J'ai joué le jeu, je me suis mis "Porcupine Tree" en bande son ;)
Alors voilà : ton texte est riche et très imagé. Ton entrée en matière me plaît, ta description d'une sortie en forêt en pleine nuit est très parlante (c'est du vécu). Quand on comprend qu'il s'agit d'un texte onirique, on risque de décrocher si on n'est pas très "apocalypse selon Saint jean". Dans le cas contraire, on est récompensé par la fin, très ouverte (ou fermée, selon qu'on l'envisage comme un big bang, ou une fin du monde).

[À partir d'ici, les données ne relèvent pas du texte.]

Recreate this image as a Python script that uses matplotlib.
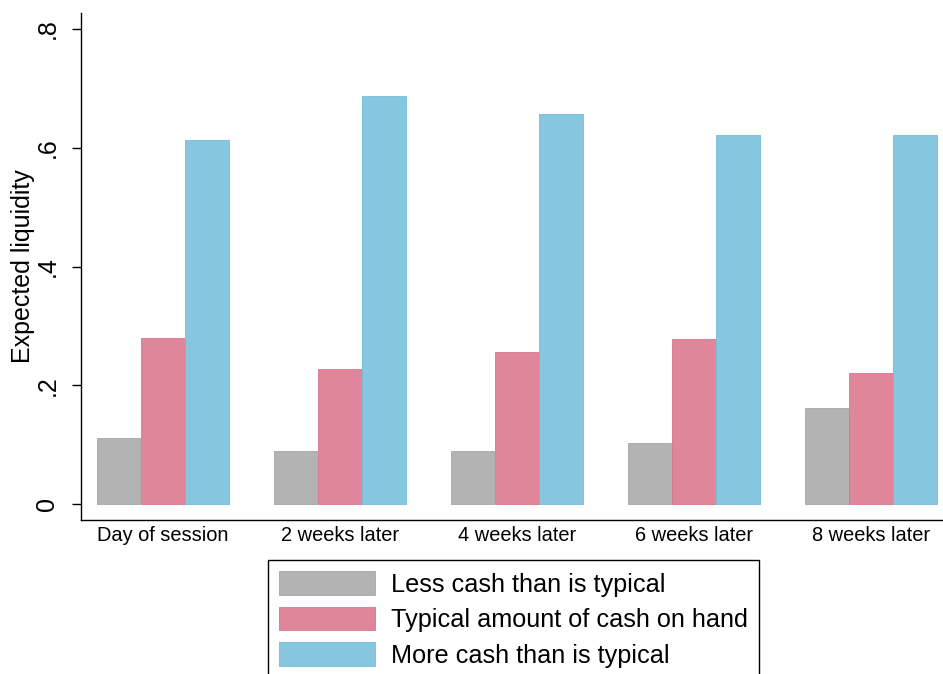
import matplotlib

matplotlib.use("Agg")
import matplotlib.pyplot as plt
import numpy as np

plt.rcParams["font.family"] = ["Liberation Sans", "DejaVu Sans"]

# values
PERIODS = ["Day of session", "2 weeks later", "4 weeks later", "6 weeks later", "8 weeks later"]
LESS_CASH = [0.111, 0.089, 0.089, 0.103, 0.161]
TYPICAL_CASH = [0.279, 0.227, 0.256, 0.278, 0.220]
MORE_CASH = [0.613, 0.687, 0.657, 0.621, 0.621]

SERIES = [
    ("Less cash than is typical", LESS_CASH, "#b3b3b3", "#a6a6a6"),
    ("Typical amount of cash on hand", TYPICAL_CASH, "#e0869b", "#d77590"),
    ("More cash than is typical", MORE_CASH, "#87c6df", "#74bbda"),
]

W, H = 943, 674
fig = plt.figure(figsize=(W / 100, H / 100), dpi=100)
ax = fig.add_axes([81 / W, 1 - 520 / H, 1 - 81 / W, (520 - 13) / H])

x = np.arange(len(PERIODS))
bw = 0.25
for k, (label, vals, fc, ec) in enumerate(SERIES):
    ax.bar(x + (k - 1) * bw, vals, width=bw * 0.985, color=fc,
           edgecolor=ec, linewidth=0.6, label=label)

ax.set_xlim(-0.463, 4.407)
ax.set_ylim(-0.027, 0.827)
ax.set_xticks(x)
ax.set_xticklabels(PERIODS, fontsize=14.4)
ax.set_yticks([0, 0.2, 0.4, 0.6, 0.8])
ax.set_yticklabels(["0", ".2", ".4", ".6", ".8"], fontsize=18,
                   rotation=90, va="center")
ax.tick_params(axis="x", length=0, pad=4)
ax.tick_params(axis="y", length=6.5, width=1, pad=9, direction="out")
ax.set_ylabel("Expected liquidity", fontsize=18, labelpad=0)

for side in ("top", "right"):
    ax.spines[side].set_visible(False)
for side in ("left", "bottom"):
    ax.spines[side].set_linewidth(1.0)

# legend sits low in the figure; its bottom edge runs off the canvas
leg = fig.legend(loc="upper left", bbox_to_anchor=(268 / W, 1 - 560 / H),
                 borderaxespad=0, fontsize=18.2, handlelength=3.8,
                 handleheight=1.05, handletextpad=0.6, labelspacing=0.4,
                 borderpad=0.45, fancybox=False, edgecolor="black",
                 framealpha=1)
leg.get_frame().set_linewidth(1.0)

fig.savefig("out.png", dpi=100)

Attention à de nombreuses coquilles, comme
"l'air frai", "il y eu", "elle dû"
et à certaines phrase un peu lourdes, comme "Il lui avait en fait été difficile de déterminer à quel instant elle s’était réveillée".
Je sais de quoi je parle, je fais souvent des phrases lourdes ;) mais quand elle se trouve en tête de texte ça peut décourager le lecteur. Tu aurais pu écrire "Elle avait eu de la difficulté à déterminer à quel instant elle s'était réveillé ou plus léger encore "elle avait du mal à savoir quand elle s"était réveillé".

Je lis ton deuxième texte.
Lyrou
Posté le 24/01/2020
Coucou Dersou!
Pour n'avoir jamais fait de sortie en forêt en pleine nuit (dont je me souvienne en tout cas) c'est top si ça t'as parut crédible de ce point de vue là
Merci pour les coquilles et pour les suggestions! Je file checker ça
Et merci pour ton commentaire!
Liné
Posté le 30/11/2019
Hello Lyrou,
Ça oui, effectivement c'est du rêve ! D'ailleurs je serai bien curieuse de savoir comment une seule chanson (que je ne connais pas) a pu t'inspirer autant de détails !
Ton récit est agrémenté de pas mal de connecteurs logiques, du coup il en ressort une impression de "normalité" et de "raisonnable" calquée par-dessus le tourbillon d'images oniriques.
A bientôt pour la suite !
Lyrou
Posté le 24/01/2020
heyo Liné
J'ai une visualisation visuelle très forte donc ça produit facilement de petits films là-haut! D'autres détails se sont ajoutés au moment de l'écriture cela dit, le hiboux notamment, et les petits corps qui dansent
merci pour ton commentaire linéliné!